Major US Brands Warn Investors of Boycott Risks Over Social Issues

US brands like Walmart, Target, and Home Depot now warn investors about risks from consumer boycotts tied to DEI and ESG issues. New filings show political and social divides are affecting business strategy, sales, and public trust.

Major US Brands Warn Investors of Boycott Risks Over Social Issues

On May 29, 2025, a report quoted that some of the leading US companies, such as Walmart, Target, Home Depot, and others, are now naming consumer outrage as one of the top business risks in their most recent annual reports. This comes after a mounting concern that political and social polarization, particularly surrounding diversity, equity, and inclusion (DEI) initiatives and environmental, social, and governance (ESG) goals, are no longer solely cultural issues but financial liabilities.

Historically, firms have responded to risk disclosures on expected risks like economic volatility, cyber risks, and policy adjustments. But in a startling turnaround, 2025 reports indicate that resistance to companies' stances—or absence thereof—on matters such as DEI, LGBTQ+ rights, and global warming has emerged as an issue area. Such revelations are indicative of the type of pressure that companies experience when operating in an extremely polarized social and political climate, where some have identified potential consequences of their involvement in such sensitive issues as loss of reputation, litigation, and falling sales.

Walmart's own annual report recognizes that protesting or remaining silent regarding DEI and ESG issues can be met with public outcry, suits, and reputational harm. Target, whose sales declined after controversy over its 2023 Pride Month promotion, said competing pressures from stakeholders have made it hard to keep a clear course. Target said it has faced negative reactions both from supporters and opponents of social change. Future policy reforms, the retailer cautioned, might lead to further criticism, including lawsuits or political retribution.

These are not threats merely to the retail behemoths. Other chains like Kroger, Abercrombie & Fitch, and PVH Corp., which owns the Calvin Klein and Tommy Hilfiger brands, also reported similarly in their reports. Kroger, for instance, cited explicitly altering political leadership as being a stumbling block to accomplishing sustainability goals. PVH also raised the threat of retaliation from governmental action as well as consumer outrage.

In a few instances, firms have pulled out of diversity programs in the wake of public backlash, only to be confronted with fresh backlash from advocates of these programs. The dual threat has presented a balancing act for business leaders, who now need to navigate a social and political minefield. The atmosphere has become combative as ESG and DEI debate becomes more polarized. High-profile cases of backlash, including the Bud Light backlash and public comments by political figures which criticize DEI initiatives, have raised the stakes for every company.

This is a shift in the way firms think about and report non-traditional risk. Consumer boycotts, previously rare or sporadic occurrences, are viewed today as actual and persistent threats that can affect brand loyalty, investor sentiment, and overall performance. Pressure to remain impartial or balance conflicting stakeholder interests is leading to brands being more conservative communications approaches and more transparent risk disclosure.

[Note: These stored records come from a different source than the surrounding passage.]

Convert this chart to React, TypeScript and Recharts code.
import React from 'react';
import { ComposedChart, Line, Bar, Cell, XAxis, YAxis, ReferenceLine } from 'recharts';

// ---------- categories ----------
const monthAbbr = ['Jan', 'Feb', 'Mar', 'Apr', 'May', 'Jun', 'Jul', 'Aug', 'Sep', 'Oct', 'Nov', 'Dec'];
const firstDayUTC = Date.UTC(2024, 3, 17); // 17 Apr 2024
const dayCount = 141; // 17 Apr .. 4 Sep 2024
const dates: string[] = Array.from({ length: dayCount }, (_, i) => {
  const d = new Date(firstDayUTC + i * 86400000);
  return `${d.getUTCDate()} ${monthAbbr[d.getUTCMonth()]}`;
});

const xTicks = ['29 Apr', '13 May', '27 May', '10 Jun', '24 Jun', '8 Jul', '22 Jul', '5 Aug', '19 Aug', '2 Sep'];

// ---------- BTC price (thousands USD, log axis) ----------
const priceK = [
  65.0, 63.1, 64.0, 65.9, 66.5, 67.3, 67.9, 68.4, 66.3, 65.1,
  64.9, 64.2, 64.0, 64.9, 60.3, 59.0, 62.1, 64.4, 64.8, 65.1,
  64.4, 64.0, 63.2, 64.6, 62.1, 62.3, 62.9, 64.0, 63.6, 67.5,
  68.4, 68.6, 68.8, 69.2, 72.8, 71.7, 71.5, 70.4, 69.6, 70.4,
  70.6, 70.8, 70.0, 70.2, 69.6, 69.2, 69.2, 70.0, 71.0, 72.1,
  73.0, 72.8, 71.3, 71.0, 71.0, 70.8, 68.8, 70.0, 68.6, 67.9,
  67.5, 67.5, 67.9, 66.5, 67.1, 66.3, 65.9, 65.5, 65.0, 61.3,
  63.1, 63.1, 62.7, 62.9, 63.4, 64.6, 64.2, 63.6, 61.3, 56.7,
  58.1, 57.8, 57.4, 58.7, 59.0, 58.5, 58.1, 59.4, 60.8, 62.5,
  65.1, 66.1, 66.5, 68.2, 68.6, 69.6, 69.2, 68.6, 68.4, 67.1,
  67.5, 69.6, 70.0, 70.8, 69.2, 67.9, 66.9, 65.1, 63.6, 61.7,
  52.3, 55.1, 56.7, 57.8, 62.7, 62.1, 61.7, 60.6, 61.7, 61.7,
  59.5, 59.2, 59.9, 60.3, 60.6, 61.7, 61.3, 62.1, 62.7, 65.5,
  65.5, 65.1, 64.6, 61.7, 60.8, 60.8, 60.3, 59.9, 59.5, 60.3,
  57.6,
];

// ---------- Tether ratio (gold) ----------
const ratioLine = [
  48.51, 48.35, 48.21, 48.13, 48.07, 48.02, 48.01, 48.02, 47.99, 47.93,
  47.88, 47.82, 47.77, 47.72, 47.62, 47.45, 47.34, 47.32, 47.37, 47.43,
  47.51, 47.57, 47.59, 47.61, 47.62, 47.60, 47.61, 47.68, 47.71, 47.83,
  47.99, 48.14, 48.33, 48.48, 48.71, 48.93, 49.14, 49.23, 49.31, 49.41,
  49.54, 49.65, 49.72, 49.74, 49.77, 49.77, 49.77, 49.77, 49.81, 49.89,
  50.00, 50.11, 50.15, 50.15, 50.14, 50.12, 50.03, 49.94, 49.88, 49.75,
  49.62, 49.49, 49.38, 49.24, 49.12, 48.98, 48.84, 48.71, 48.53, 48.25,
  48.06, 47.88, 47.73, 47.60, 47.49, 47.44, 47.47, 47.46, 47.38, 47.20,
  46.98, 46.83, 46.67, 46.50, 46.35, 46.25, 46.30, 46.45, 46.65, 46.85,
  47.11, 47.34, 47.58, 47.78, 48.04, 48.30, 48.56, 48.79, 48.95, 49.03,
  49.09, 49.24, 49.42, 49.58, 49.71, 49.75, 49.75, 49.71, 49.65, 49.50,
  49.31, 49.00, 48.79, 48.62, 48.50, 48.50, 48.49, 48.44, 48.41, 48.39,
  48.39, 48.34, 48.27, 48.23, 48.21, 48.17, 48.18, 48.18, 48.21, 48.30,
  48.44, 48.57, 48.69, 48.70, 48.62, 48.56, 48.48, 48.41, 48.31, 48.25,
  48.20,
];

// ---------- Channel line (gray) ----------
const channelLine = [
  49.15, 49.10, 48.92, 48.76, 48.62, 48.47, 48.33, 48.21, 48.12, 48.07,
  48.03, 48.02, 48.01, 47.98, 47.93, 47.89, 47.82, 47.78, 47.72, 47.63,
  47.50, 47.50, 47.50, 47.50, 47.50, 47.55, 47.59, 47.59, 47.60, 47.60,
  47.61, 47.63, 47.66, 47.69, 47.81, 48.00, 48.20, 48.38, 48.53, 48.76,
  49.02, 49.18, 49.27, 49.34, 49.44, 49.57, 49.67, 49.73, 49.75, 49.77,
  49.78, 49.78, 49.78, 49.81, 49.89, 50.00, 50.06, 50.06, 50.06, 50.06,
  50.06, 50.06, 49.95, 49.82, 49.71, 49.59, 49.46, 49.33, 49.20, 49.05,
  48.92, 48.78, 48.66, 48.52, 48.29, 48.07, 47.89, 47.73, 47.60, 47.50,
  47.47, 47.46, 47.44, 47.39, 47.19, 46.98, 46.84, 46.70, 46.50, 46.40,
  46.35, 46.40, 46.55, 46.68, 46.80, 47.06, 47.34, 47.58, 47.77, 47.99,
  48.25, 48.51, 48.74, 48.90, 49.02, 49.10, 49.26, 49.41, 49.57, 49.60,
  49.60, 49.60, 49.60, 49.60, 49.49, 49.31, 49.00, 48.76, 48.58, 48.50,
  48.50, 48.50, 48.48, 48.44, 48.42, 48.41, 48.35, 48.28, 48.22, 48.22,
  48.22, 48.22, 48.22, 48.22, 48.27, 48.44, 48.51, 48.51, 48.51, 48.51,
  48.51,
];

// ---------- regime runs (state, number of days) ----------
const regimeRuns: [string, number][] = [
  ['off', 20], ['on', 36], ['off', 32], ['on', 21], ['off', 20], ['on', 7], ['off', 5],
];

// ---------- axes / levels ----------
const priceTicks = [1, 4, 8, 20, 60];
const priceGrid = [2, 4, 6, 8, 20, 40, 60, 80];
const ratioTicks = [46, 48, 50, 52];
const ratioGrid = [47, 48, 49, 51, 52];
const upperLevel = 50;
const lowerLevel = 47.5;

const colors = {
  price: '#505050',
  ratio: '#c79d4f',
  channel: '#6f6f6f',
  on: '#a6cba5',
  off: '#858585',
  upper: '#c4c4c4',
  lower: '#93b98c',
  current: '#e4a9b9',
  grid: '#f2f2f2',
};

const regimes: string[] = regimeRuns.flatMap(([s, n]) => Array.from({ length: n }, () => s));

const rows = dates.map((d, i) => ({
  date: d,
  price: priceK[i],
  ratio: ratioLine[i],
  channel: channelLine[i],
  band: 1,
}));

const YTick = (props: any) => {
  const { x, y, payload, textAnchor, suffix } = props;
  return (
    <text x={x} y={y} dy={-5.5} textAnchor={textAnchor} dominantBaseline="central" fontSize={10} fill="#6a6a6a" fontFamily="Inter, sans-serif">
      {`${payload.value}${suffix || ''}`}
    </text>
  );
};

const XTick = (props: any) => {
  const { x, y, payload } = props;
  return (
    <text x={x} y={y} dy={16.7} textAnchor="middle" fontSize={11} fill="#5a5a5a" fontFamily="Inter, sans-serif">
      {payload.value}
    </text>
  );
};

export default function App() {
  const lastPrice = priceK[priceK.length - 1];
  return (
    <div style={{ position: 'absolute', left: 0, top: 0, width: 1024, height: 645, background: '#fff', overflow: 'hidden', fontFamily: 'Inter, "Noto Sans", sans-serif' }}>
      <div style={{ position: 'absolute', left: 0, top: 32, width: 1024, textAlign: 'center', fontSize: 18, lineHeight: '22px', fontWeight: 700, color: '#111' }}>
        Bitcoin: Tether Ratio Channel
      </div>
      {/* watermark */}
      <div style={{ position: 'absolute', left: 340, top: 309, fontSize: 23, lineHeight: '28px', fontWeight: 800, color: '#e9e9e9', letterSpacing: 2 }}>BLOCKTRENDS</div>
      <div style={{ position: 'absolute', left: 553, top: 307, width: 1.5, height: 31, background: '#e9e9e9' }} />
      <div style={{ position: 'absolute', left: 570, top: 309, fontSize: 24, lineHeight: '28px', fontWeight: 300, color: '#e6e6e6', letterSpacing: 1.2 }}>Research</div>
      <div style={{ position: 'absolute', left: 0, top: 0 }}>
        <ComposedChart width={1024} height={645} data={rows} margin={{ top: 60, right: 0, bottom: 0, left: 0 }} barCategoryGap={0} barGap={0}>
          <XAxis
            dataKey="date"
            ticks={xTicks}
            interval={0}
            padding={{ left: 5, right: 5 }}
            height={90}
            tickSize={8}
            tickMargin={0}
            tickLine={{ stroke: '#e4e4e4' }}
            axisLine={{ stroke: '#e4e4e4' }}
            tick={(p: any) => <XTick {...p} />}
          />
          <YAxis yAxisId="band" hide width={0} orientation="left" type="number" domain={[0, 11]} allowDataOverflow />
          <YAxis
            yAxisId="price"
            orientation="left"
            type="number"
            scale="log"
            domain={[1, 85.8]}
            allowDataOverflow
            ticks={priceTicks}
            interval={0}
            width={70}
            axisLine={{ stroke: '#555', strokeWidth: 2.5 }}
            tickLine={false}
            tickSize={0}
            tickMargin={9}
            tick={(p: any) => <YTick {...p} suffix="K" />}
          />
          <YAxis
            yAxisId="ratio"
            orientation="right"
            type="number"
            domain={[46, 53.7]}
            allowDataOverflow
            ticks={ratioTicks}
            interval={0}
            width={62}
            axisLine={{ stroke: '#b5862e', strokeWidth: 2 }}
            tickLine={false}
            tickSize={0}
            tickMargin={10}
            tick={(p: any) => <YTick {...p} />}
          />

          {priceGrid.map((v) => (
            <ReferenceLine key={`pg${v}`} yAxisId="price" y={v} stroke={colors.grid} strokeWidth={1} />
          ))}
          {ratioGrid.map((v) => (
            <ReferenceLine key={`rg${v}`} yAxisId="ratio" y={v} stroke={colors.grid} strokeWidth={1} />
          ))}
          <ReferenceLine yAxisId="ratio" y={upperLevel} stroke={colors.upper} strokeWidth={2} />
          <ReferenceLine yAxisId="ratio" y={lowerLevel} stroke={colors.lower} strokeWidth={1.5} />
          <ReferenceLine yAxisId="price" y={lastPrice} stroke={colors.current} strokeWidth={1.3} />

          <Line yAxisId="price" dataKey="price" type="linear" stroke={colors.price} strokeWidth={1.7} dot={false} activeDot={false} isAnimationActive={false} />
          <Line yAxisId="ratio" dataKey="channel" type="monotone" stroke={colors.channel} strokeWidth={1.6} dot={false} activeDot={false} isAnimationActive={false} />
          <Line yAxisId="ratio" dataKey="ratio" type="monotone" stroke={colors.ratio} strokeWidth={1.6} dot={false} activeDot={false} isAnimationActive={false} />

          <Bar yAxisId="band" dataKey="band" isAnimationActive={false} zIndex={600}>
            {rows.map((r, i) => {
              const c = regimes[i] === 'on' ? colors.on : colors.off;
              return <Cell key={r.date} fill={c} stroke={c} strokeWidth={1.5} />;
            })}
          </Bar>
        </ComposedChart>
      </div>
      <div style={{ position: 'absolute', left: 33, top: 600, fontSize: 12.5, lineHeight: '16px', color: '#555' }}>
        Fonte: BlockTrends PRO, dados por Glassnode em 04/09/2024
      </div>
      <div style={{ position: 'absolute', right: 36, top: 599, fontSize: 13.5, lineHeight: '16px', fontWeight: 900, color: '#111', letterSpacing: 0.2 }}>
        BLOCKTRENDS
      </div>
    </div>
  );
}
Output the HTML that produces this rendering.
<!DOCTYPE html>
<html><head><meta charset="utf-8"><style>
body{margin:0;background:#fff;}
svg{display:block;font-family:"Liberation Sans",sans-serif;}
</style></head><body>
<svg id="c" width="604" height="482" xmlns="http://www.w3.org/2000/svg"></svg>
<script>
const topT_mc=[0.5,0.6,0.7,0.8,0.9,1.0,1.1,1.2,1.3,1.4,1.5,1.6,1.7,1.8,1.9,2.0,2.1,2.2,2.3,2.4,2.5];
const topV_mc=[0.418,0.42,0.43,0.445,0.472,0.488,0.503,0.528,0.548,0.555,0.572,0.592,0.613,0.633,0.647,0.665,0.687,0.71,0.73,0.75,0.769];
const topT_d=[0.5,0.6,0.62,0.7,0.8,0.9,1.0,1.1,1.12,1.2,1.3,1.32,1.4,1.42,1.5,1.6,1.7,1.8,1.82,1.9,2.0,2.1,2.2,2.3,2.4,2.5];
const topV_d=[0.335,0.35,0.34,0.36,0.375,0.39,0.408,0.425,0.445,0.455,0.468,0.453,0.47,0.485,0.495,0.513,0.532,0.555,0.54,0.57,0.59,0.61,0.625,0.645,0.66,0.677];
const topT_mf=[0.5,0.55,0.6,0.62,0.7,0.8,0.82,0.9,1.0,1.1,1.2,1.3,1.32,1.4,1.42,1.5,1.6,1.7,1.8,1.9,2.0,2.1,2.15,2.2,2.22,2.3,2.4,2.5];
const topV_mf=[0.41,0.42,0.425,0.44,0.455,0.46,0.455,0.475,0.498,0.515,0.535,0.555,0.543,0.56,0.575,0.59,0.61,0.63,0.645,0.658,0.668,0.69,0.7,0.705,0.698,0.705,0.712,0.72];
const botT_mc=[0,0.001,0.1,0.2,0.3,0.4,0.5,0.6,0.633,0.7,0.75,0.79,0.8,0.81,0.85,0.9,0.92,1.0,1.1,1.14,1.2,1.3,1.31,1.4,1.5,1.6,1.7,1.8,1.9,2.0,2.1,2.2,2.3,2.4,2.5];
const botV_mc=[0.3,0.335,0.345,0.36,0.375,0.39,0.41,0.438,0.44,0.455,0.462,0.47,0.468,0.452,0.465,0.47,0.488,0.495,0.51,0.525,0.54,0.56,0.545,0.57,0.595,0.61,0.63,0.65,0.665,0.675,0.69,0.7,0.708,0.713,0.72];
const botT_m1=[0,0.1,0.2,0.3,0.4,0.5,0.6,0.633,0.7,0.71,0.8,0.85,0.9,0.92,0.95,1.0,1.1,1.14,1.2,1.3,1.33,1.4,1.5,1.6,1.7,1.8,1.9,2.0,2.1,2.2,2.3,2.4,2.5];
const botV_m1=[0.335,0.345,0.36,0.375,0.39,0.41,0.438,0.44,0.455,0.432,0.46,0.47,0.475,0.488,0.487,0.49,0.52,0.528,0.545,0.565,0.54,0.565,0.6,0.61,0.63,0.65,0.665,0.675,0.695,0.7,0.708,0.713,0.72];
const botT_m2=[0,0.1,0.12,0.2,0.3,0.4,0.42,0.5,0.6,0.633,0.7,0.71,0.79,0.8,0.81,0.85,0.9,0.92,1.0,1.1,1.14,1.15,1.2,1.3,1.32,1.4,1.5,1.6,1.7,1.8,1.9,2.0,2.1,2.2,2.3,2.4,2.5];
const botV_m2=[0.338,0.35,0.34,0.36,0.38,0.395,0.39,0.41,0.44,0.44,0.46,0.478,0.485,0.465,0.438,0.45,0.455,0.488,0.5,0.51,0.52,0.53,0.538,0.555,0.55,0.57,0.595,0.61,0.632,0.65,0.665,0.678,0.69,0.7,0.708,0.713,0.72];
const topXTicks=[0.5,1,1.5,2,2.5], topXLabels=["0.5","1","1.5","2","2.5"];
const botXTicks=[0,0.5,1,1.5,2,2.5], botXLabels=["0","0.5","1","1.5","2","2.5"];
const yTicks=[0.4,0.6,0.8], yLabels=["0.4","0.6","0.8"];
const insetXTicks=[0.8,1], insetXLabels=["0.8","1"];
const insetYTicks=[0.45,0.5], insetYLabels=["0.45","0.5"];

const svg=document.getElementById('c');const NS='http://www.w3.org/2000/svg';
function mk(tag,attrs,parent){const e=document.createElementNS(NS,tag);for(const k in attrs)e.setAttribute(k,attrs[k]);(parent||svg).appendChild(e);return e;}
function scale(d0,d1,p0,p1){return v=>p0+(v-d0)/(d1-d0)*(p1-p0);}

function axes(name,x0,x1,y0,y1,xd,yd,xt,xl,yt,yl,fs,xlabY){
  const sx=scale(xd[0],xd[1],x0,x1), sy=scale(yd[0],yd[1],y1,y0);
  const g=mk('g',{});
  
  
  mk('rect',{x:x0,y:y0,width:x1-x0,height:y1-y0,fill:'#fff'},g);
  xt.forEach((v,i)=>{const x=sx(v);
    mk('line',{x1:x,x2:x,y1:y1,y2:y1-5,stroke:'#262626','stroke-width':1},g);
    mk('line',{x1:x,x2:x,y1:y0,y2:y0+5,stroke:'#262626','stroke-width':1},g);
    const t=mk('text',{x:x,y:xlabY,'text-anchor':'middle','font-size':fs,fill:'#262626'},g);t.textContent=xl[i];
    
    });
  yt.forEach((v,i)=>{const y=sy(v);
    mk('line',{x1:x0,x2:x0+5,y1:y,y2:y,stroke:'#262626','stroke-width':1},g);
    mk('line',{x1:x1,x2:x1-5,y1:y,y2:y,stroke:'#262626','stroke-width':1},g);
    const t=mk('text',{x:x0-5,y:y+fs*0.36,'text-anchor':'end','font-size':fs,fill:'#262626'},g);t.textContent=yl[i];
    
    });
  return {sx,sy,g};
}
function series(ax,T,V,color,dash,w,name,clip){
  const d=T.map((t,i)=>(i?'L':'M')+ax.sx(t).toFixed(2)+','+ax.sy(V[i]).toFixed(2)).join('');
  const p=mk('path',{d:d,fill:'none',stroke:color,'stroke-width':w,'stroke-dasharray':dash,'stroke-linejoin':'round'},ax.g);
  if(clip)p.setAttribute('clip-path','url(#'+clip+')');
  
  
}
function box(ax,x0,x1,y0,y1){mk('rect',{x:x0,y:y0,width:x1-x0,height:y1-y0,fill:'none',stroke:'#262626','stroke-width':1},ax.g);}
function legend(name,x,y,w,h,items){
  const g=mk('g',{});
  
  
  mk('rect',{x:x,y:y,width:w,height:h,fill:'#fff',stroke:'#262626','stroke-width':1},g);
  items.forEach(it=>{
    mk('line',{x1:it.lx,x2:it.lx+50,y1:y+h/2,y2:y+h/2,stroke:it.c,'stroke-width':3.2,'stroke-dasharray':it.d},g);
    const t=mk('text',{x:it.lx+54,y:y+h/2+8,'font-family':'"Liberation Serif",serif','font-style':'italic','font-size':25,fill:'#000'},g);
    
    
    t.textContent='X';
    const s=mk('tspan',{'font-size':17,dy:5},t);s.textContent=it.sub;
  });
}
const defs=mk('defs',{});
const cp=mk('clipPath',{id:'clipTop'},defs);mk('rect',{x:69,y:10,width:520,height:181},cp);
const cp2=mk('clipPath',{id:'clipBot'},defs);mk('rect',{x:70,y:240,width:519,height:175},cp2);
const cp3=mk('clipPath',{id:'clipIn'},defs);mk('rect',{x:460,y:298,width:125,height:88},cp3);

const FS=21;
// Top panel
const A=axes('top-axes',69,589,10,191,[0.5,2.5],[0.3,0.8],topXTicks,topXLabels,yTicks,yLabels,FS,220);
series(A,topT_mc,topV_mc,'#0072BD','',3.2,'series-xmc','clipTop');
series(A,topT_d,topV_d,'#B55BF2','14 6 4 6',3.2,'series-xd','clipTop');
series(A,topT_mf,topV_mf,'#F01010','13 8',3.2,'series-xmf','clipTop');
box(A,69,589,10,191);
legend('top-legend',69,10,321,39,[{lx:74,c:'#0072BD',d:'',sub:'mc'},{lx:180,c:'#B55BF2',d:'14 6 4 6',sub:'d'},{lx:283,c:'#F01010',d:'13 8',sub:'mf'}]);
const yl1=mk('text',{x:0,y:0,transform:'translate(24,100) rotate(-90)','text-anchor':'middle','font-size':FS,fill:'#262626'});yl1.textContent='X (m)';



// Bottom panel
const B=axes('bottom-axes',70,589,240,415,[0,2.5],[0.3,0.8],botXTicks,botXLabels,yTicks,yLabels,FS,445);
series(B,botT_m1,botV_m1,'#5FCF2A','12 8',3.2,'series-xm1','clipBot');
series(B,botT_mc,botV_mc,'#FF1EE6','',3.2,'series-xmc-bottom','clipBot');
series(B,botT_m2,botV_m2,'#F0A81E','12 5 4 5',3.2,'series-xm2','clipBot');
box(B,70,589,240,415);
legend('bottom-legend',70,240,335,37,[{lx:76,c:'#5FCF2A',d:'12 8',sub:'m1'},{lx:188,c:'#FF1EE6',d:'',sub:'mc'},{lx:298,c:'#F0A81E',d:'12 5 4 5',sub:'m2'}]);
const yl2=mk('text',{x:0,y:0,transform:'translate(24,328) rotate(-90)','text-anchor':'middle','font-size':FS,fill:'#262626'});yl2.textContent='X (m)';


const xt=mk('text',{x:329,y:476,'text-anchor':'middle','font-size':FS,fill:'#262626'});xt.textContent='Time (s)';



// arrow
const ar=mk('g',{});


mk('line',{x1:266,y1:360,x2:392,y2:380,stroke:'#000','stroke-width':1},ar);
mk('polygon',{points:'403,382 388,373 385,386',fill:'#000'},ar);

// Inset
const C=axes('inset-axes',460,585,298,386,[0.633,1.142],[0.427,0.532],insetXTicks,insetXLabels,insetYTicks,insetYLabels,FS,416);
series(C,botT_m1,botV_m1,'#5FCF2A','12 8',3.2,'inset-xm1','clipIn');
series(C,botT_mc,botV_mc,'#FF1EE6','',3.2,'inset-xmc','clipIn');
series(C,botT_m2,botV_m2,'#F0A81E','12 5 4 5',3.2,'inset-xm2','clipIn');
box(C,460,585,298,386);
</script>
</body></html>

Revelations also suggest that companies are preparing for increased inspection by government bodies. When political officials have complained about ESG and DEI initiatives, there are some companies that can see potential investigation or policy updates that will make it increasingly difficult for them to tread the path of sustainability and inclusion. It has led companies to present their policies as being in line with current laws but also caution investors against the risk of uncertainty brought by this inspection.

The case suggests that companies now need to take into account public sentiment, political views, and activist campaigns as the major drivers of business planning. While business houses still have to contend with polarized customer segments and changing expectations, more and more companies will include these new risks in upcoming reports.

Greater knowledge of these disclosures also coincides with US public and political life becoming more polarised. For companies, it is about reacting to traditional financial and operational risk, but also to the reputational effects of signing up or not signing up to every manner of social cause. Being able to handle these to success may be the difference between business success and failure over the next few years.